Oireachtas Joint and Select Committees

Tuesday, 11 May 2021

Joint Oireachtas Committee on Climate Action

Reduction of Carbon Emissions of 51% by 2030: Discussion (Resumed)

Dr. Ken Whelan:

I thank the committee for the invitation to make a submission on the subject of Atlantic salmon as an indicator of ocean-related climate change.

Atlantic salmon are regarded as a keystone species and play a unique and crucial role in our aquatic ecosystems. A superb biological indicator, their migration pathways traverse lakes, rivers, estuaries and the high seas. Tracking the movements and overall welfare of salmon stocks across these distinct biotopes can tell us a great deal about the health of our oceans and our freshwater resources. As they migrate across these zones or domains, the salmon absorb into their bodies chemical and biological clues as to the overall state of our oceans and our freshwater systems.

Wild salmon, in their migrations across the oceans, are one of the natural world’s most sensitive indicators of the biological and chemical effects of climate change. Research has shown quite clearly that aquatic systems are changing and changing fast. Water is getting warmer, storms are getting stronger and the availability of food resources in and from the ocean is under increasing pressure. Oceans and atmosphere are intimately and inextricably linked. Changes in the oceans are forcing unprecedented shifts in climate patterns.

Similar patterns are apparent in fresh water, where we are witnessing unprecedented rainfall events resulting in deluges which have caused massive landslides and the dislocation of tonnes of mud, silt and peat. Recently in Ireland in 2018 we also witnessed an intense drought and unprecedented increases in summer water temperatures. The impacts of severe droughts on juvenile and adult salmon may well be far more serious than the more dramatic flood events.

Such climate perturbations are also causing major biological modifications including the appearance of new fish and other animal species off our coast and the spread of non-native, invasive species around the coast and in fresh water. Atlantic salmon is an ideal bio-monitor to track and trace climate change from remote mountain streams to distant zones in the Arctic seas.

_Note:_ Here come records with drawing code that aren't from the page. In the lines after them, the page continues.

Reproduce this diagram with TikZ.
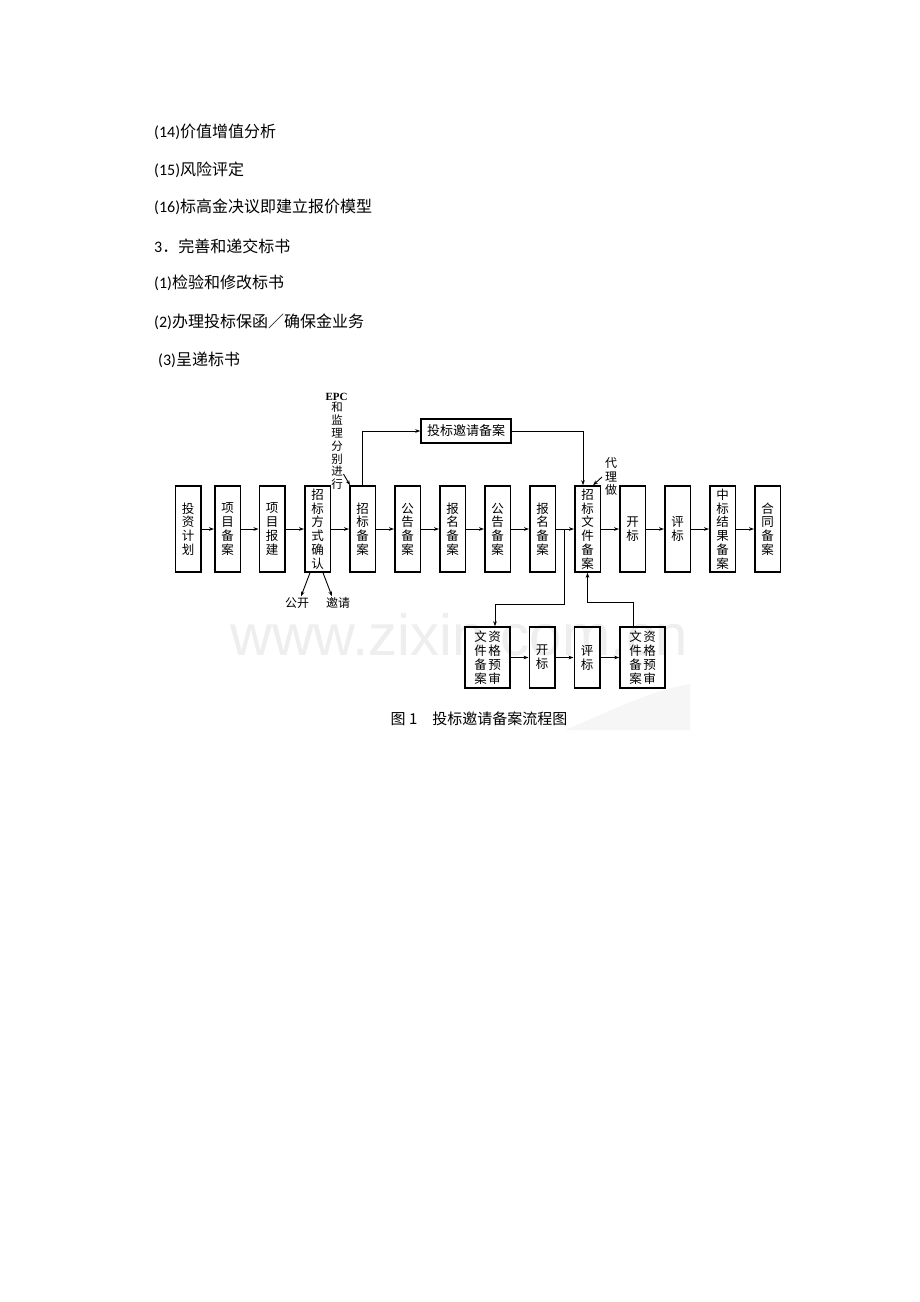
\documentclass[tikz,border=0pt]{standalone}
\usepackage{fontspec}
\newfontfamily\cjk{Noto Sans CJK SC}
\newfontfamily\carlito{Carlito}
\newfontfamily\epcfont{Liberation Serif}
\newfontfamily\wmfont{Liberation Sans}
\usetikzlibrary{arrows.meta}
\usetikzlibrary{calc}
\usetikzlibrary{positioning}

\tikzset{
	box/.style={draw, line width=1.5pt, minimum width=25.5pt, minimum height=86pt,
		inner sep=0pt, align=center, font=\fontsize{12.5}{13.7}\selectfont\cjk},
	lowbox/.style={box, minimum height=61pt, font=\fontsize{12.5}{14}\selectfont\cjk},
	arr/.style={line width=0.9pt, -{Stealth[length=5pt,width=3.6pt]}},
	para/.style={anchor=west, inner sep=0pt, font=\fontsize{16}{18}\selectfont\cjk},
	note/.style={inner sep=0pt, align=center, font=\fontsize{12}{13.5}\selectfont\cjk},
}

\begin{document}
\begin{tikzpicture}[x=1pt, y=-1pt]
	\useasboundingbox[fill=white] (0,0) rectangle (920,1302);
	% watermark
	\fill[gray!7] (565,730) .. controls (605,714) and (645,692) .. (690,684) -- (690,730) -- cycle;
	\node[font=\fontsize{58}{60}\selectfont\wmfont, text=gray!13] (wm) at (459,635) {www.zixin.com.cn};

	% text above the figure
	\node[para] (t14) at (154,132) {{\carlito (14)}价值增值分析};
	\node[para] (t15) at (154,170) {{\carlito (15)}风险评定};
	\node[para] (t16) at (154,207) {{\carlito (16)}标高金决议即建立报价模型};
	\node[para] (t3)  at (154,246) {{\carlito 3}．完善和递交标书};
	\node[para] (t31) at (154,283) {{\carlito (1)}检验和修改标书};
	\node[para] (t32) at (154,322) {{\carlito (2)}办理投标保函／确保金业务};
	\node[para] (t33) at (158,360) {{\carlito (3)}呈递标书};

	% main row
	\node[box] (b1)  at (188,529)   {投\\资\\计\\划};
	\node[box] (b2)  at (227.5,529) {项\\目\\备\\案};
	\node[box] (b3)  at (272,529)   {项\\目\\报\\建};
	\node[box] (b4)  at (317.5,529) {招\\标\\方\\式\\确\\认};
	\node[box] (b5)  at (362.5,529) {招\\标\\备\\案};
	\node[box] (b6)  at (407.5,529) {公\\告\\备\\案};
	\node[box] (b7)  at (452.5,529) {报\\名\\备\\案};
	\node[box] (b8)  at (497.5,529) {公\\告\\备\\案};
	\node[box] (b9)  at (542.5,529) {报\\名\\备\\案};
	\node[box] (b10) at (587.5,529) {招\\标\\文\\件\\备\\案};
	\node[box] (b11) at (632.5,529) {开\\标};
	\node[box] (b12) at (677.5,529) {评\\标};
	\node[box] (b13) at (722.5,529) {中\\标\\结\\果\\备\\案};
	\node[box] (b14) at (767.5,529) {合\\同\\备\\案};

	\draw[arr] (b1) -- (b2);
	\draw[arr] (b2) -- (b3);
	\draw[arr] (b3) -- (b4);
	\draw[arr] (b4) -- (b5);
	\draw[arr] (b5) -- (b6);
	\draw[arr] (b6) -- (b7);
	\draw[arr] (b7) -- (b8);
	\draw[arr] (b8) -- (b9);
	\draw[arr] (b9) -- (b10);
	\draw[arr] (b10) -- (b11);
	\draw[arr] (b11) -- (b12);
	\draw[arr] (b12) -- (b13);
	\draw[arr] (b13) -- (b14);

	% invitation branch
	\node[box, minimum width=90pt, minimum height=24pt, font=\fontsize{13}{14}\selectfont\cjk] (yq) at (466,431) {投标邀请备案};
	\draw[arr] (b5.north) |- (yq.west);
	\draw[arr] (yq.east) -| ([xshift=-4.5pt]b10.north);

	% notes
	\node[inner sep=0pt, font=\fontsize{11}{12}\selectfont\epcfont\bfseries] (epc) at (336.5,397) {EPC};
	\node[note, font=\fontsize{11.5}{12.8}\selectfont\cjk] (fb) at (337,446) {和\\监\\理\\分\\别\\进\\行};
	\coordinate (fbend) at (343.5,474);
	\draw[arr] (fbend) -- ([xshift=1pt]b5.north west);

	\node[note] (dl) at (611,476.5) {代\\理\\做};
	\coordinate (dlend) at (602,477);
	\draw[arr] (dlend) -- ([xshift=-8pt]b10.north east);

	\node[note, inner sep=1pt] (gk) at (297,603) {公开};
	\node[note, inner sep=1pt] (yy) at (338,603) {邀请};
	\draw[arr] ([xshift=-7.5pt]b4.south) -- ([xshift=4pt]gk.north);
	\draw[arr] ([xshift=5.5pt]b4.south) -- ([xshift=-6pt]yy.north);

	% pre-qualification row
	\node[lowbox, minimum width=45pt] (p1) at (487.5,657.5) {文\hspace{1.5pt}资\\件\hspace{1.5pt}格\\备\hspace{1.5pt}预\\案\hspace{1.5pt}审};
	\node[lowbox] (p2) at (542,657.5) {开\\标};
	\node[lowbox] (p3) at (587,657.5) {评\\标};
	\node[lowbox, minimum width=45pt] (p4) at (642.5,657.5) {文\hspace{1.5pt}资\\件\hspace{1.5pt}格\\备\hspace{1.5pt}预\\案\hspace{1.5pt}审};
	\draw[arr] (p1) -- (p2);
	\draw[arr] (p2) -- (p3);
	\draw[arr] (p3) -- (p4);

	\coordinate (br) at ($(b9.east)+(8,0)$);
	\draw[arr] (br) -- ++(0,75) -| ([xshift=7.5pt]p1.north);
	\draw[arr] ([xshift=-9.5pt]p4.north) -- ++(0,-24) -| (b10.south);

	% caption
	\node[inner sep=0pt, font=\fontsize{15}{17}\selectfont\cjk] (cap) at (479,719) {图 1\quad 投标邀请备案流程图};
\end{tikzpicture}
\end{document}
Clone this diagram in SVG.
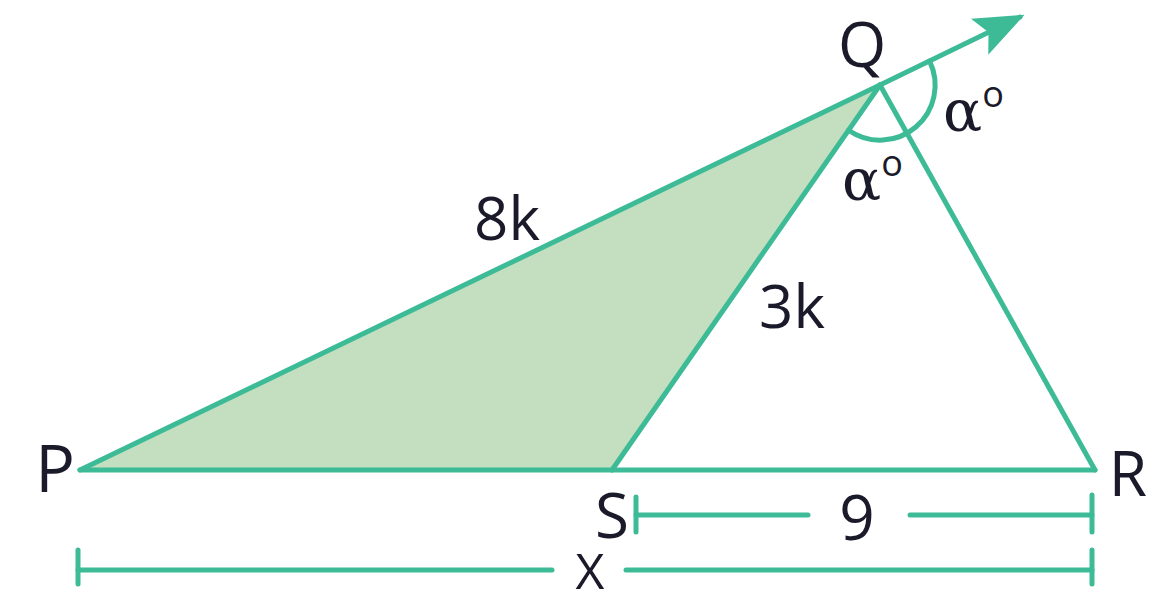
<svg xmlns="http://www.w3.org/2000/svg" width="1176" height="601" viewBox="0 0 1176 601">
<style>
.ln{stroke:#3dbb97;stroke-width:5;fill:none;stroke-linecap:round;stroke-linejoin:round}
.t{font-family:"Open Sans","Noto Sans",sans-serif;fill:#1a1a2a;text-anchor:middle}
.al{font-family:"DejaVu Serif","Liberation Serif",serif;fill:#1a1a2a;font-size:58px}
.sup{font-family:"Open Sans","Noto Sans",sans-serif;font-size:36px}
</style>
<defs>
<marker id="ah2" viewBox="0 0 10 10" refX="9" refY="5" markerWidth="50" markerHeight="40" markerUnits="userSpaceOnUse" orient="auto" preserveAspectRatio="none">
<path d="M0,0 L10,5 L0,10 L2,5 Z" fill="#3dbb97"/>
</marker>
</defs>
<g id="shaded">
<polygon points="80,470 880,85 612,470" fill="#c3dfc0"/>
</g>
<g id="connectors">
<line class="ln" x1="80" y1="470" x2="880" y2="85"/>
<line class="ln" x1="880" y1="85" x2="1020" y2="17" marker-end="url(#ah2)"/>
<line class="ln" x1="80" y1="470" x2="1095" y2="470"/>
<line class="ln" x1="880" y1="85" x2="612" y2="470"/>
<line class="ln" x1="880" y1="85" x2="1095" y2="470"/>
<path class="ln" d="M929.6,61.1 A55,55 0 0 1 848.6,130.2"/>
<g id="dim9">
<line class="ln" x1="636" y1="515" x2="808" y2="515"/>
<line class="ln" x1="910" y1="515" x2="1092" y2="515"/>
<line class="ln" x1="636" y1="497" x2="636" y2="532"/>
<line class="ln" x1="1092" y1="495" x2="1092" y2="532"/>
</g>
<g id="dimX">
<line class="ln" x1="78" y1="570" x2="552" y2="570"/>
<line class="ln" x1="626" y1="570" x2="1092" y2="570"/>
<line class="ln" x1="78" y1="550" x2="78" y2="584"/>
<line class="ln" x1="1092" y1="550" x2="1092" y2="584"/>
</g>
</g>
<g id="P"><text class="t" x="55" y="492" font-size="66">P</text></g>
<g id="Q"><text class="t" x="862" y="67" font-size="62">Q</text></g>
<g id="R"><text class="t" x="1128" y="496" font-size="62">R</text></g>
<g id="S"><text class="t" x="612" y="538" font-size="62">S</text></g>
<g id="l8k"><text class="t" x="507" y="240" font-size="60">8k</text></g>
<g id="l3k"><text class="t" x="792" y="328" font-size="60">3k</text></g>
<g id="a1"><text class="al" x="842" y="200">α<tspan class="sup" dy="-24">o</tspan></text></g>
<g id="a2"><text class="al" x="943" y="131">α<tspan class="sup" dy="-24">o</tspan></text></g>
<g id="l9"><text class="t" x="857" y="540" font-size="62">9</text></g>
<g id="lX"><text class="t" x="590" y="589" font-size="50">X</text></g>
</svg>
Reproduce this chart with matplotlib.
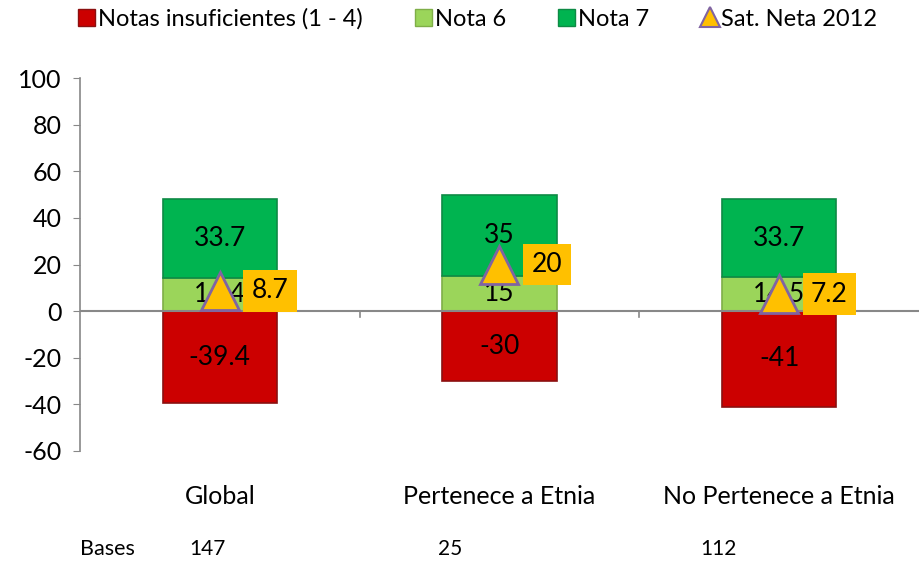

The salmon, which is equally at home in fresh and salt water, traverses large areas of the planet in a relatively short time but is endowed with an uncanny ability to find its way home. Throughout its odyssey, the salmon collects and stores a wide range of physical, chemical and biological information.

Although the science surrounding the biology of salmon and other diadromous species is complex, the take home message is very clear: adaptation to climate change is in our hands. Combating climate change requires a clear and unambiguous focus on monitoring change, responding quickly to that change, conserving biodiversity and relieving man-made stresses on the environment.

Salmon divided into the Atlantic and the Pacific forms more than 20 million years ago. They have faced huge changes on many occasion over the millennia and have shown their ability to adapt to these changes. Such biological adaptation needs time and space. Mitigation implies doing a minimum in order for a particular species to survive. On the other hand, adaptation gives the species time and space to recover and thrive.

For example, a large salmon returning to our rivers in spring takes five years, on average, to reach maturity, including two full winters at sea. Each decade that passes, therefore, only provides two full cycles of spring salmon. Genetic and biological adaptation to warmer oceans and higher freshwater temperatures will take a long time. Faced with increasingly warmer oceans, salmon may not find it possible to adapt fast enough to the areas they now inhabit and will invariably seek out colder waters. Over the coming decades they may seek out and flourish in the more northerly zones, which are currently too cold and inhospitable for them to live successfully.

If we wish to retain and increase the numbers of salmon in Ireland, we need to provide the fish with the marine and freshwater environments in which they can adapt and thrive. Cold, clean water is fundamental to the salmon’s survival. Currently, management is focused, quite correctly, on salmon conservation and protection. However, I would ask whether we have the ability to move fast enough to take advantage of any improvements that might happen in the environmental conditions in our rivers and our oceans and to implement stock rebuilding programmes. Have we the systems in place to monitor and forewarn us of these changes? Are we prepared to move quickly in adapting to the many and varied changes which the changing climate may well bring?

There is an ever increasing urgent need to establish refugia, or strongholds, for the very best genetic stocks and the most resilient salmon stocks. Adaptation strategies require determined and co-ordinated efforts to reduce, mitigate and eliminate pressures on wild stocks of salmon. This will ensure that the core stock of juvenile fish is available to take advantage of the full suite of adaptation strategies.

With in excess of 60 years of detailed monitoring data from the Marine Institute’s Newport facility in County Mayo and a wide range of ocean data from the institute's offshore monitoring programmes, Ireland is ideally placed to directly monitor and advise on climate change events and likely climate change impacts. Geographically, the seas around the island of Ireland are ideally placed to study these changes, located as we are between the cold seas to the north and the far warmer oceans to the south.